İyiler, kötülerden fazla çalışmalıdır. Gemisini kurtaran kaptan değiliz. En az uyuyan, en az dinlenen, en az mal biriktiren olmalıyız. Her şeyimiz dinimize ve davamıza feda edilir olmalı. Belki amellerimiz değil ama gayretlerimiz bizi kurtarmalıdır.

Yaşadığımız gün kadar, önümüzdeki neslin nereye gittiğini görmeliyiz. Çünkü onların yaşayacakları şeyi bir anlamda biz devretmiş olacağız.

Kalp körelmesine karşı teyakkuz halinde olmalıyız. Yoğun bir ibadet, tövbe, istiğfar, zikir içinde olmalıyız. Duamız hiç eksik olmamalı.

Hakkı haykıran, kötülüklere set çeken bir yürek sahibi olmalıyız. Yaşadığımız çağda tepki nasıl gösteriliyorsa onu yapmalıyız. Kurumlaşmalı, bu amaçlı kurumlarda fiili görevimiz olmalıdır. Zulmün kalkması, adaletin yayılması, haklının hakkına ulaşması uğruna gayretimiz olmalı.

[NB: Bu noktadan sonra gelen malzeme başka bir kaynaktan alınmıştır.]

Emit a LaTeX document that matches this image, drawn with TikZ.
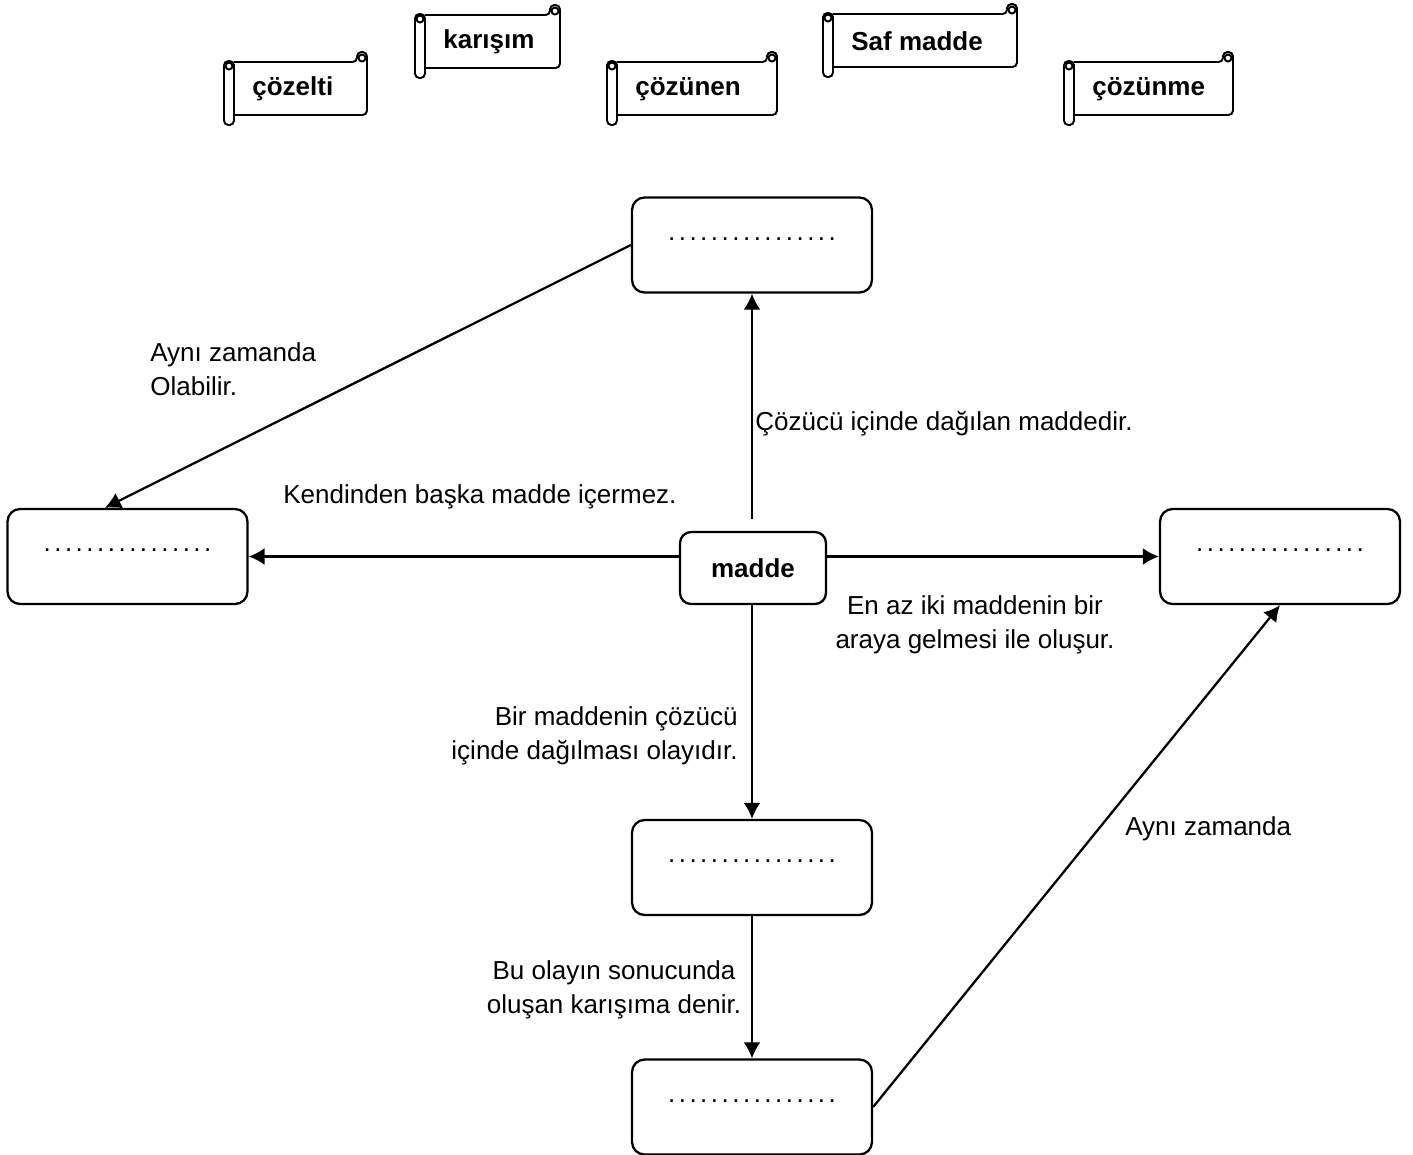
\documentclass[tikz,border=0pt]{standalone}
\usepackage{fontspec}
\setmainfont{Liberation Sans}
\usetikzlibrary{arrows.meta}

\newcommand{\dotrow}{\foreach \i in {1,...,16}{\makebox[0.214cm]{.}}\hspace{0.48cm}}

\begin{document}
\begin{tikzpicture}
[x=0.02cm,y=-0.02cm,%
  font=\fontsize{14.8}{19.3}\selectfont,%
  linedecorate/.style={-{Latex[length=0.32cm,width=0.34cm]},line width=1.3pt},%
  boxdecorate/.style={shape=rectangle,draw,line width=1.3pt,rounded corners=0.25cm,minimum width=4.8cm,minimum height=1.9cm,text height=0.05cm,text depth=0.24cm},%
  maddedecorate/.style={shape=rectangle,draw,line width=1.3pt,rounded corners=0.22cm,minimum width=2.92cm,minimum height=1.44cm,font=\fontsize{14.8}{19.3}\selectfont\bfseries},%
  scrolldecorate/.style={line width=1.1pt,rounded corners=2.5pt},%
  worddecorate/.style={anchor=west,inner sep=0pt,font=\fontsize{14.8}{19.3}\selectfont\bfseries},%
  textdecorate/.style={inner sep=0pt}]
\useasboundingbox (0,0) rectangle (1413,1154);
%% word list on scrolls: name / left of body / top / body width / word
\foreach \nodename/\x/\y/\w/\word in {
cozelti/234/62/133/çözelti, karisim/425/15/135/karışım, cozunen/617/62/160/çözünen,
safmadde/833/14/184/Saf madde, cozunme/1074/62/159/çözünme}
{
  \draw[scrolldecorate] (\x,\y) -- (\x+\w-10,\y) -- (\x+\w-10,\y-10) -- (\x+\w,\y-10) -- (\x+\w,\y+53) -- (\x,\y+53);
  \draw[scrolldecorate] (\x-10,\y-1) rectangle (\x,\y+63);
  \draw[line width=1.1pt] (\x+\w-5,\y-4) circle[radius=0.07cm];
  \draw[line width=1.1pt] (\x-5,\y+4) circle[radius=0.07cm];
  \node (\nodename) at (\x+18,\y+27) [worddecorate] {\word};
}
%% empty boxes of the map
\foreach \nodename/\x/\y in {topbox/752/245, leftbox/127.5/556.5, rightbox/1280/556.5, midbox/752/867.5, lowbox/752/1107}
{
  \node (\nodename) at (\x,\y) [boxdecorate] {\dotrow};
}
\node (madde) at (753,568) [maddedecorate] {madde};
%% edges
\draw[linedecorate,shorten <=0.24cm] (madde.north -| topbox.south) -- (topbox.south);
\draw[linedecorate] (madde.west |- leftbox.east) -- (leftbox.east);
\draw[linedecorate] (madde.east |- rightbox.west) -- (rightbox.west);
\draw[linedecorate] (madde.south -| midbox.north) -- (midbox.north);
\draw[linedecorate] (midbox.south) -- (lowbox.north);
\draw[linedecorate] (topbox.west) -- (leftbox.115);
\draw[linedecorate] (lowbox.east) -- (rightbox.south);
%% edge labels
\node (olabilir) at (150,369) [textdecorate,anchor=west,align=left] {Aynı zamanda\\Olabilir.};
\node (dagilan) at (755,424) [textdecorate,anchor=west] {Çözücü içinde dağılan maddedir.};
\node (icermez) at (283,497) [textdecorate,anchor=west] {Kendinden başka madde içermez.};
\node (enaz) at (975,625) [textdecorate,align=center] {En az iki maddenin bir\\araya gelmesi ile oluşur.};
\node (olayidir) at (738,736) [textdecorate,anchor=east,align=right] {Bir maddenin çözücü\\içinde dağılması olayıdır.};
\node (aynizamanda) at (1125,829) [textdecorate,anchor=west] {Aynı zamanda};
\node (denir) at (614,990) [textdecorate,align=center] {Bu olayın sonucunda\\oluşan karışıma denir.};
\end{tikzpicture}
\end{document}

Eylemlerimiz, mü’minlerin gruplaşmasına, bölünmesine neden olmamalıdır. Birlik-bütünlüğün sözünü değil, icrasını yapmalıyız.

Yaygın bir başarı elde edemesek bile, evimiz ve birinci derecede mesuliyetini taşıdığımız çevreyi kurtarmalıyız.

(Daha geniş bilgi için Peygamberler Tarihi hususiyle Nuh, Hûd, Musa, Şuayb, Lût, Salih, Yunus aleyhisselamın hayatları günümüzle de irtibatlı olarak okunmalı. Tefsir ve meallerden de ilgili sure ve âyetler takip edilmelidir.)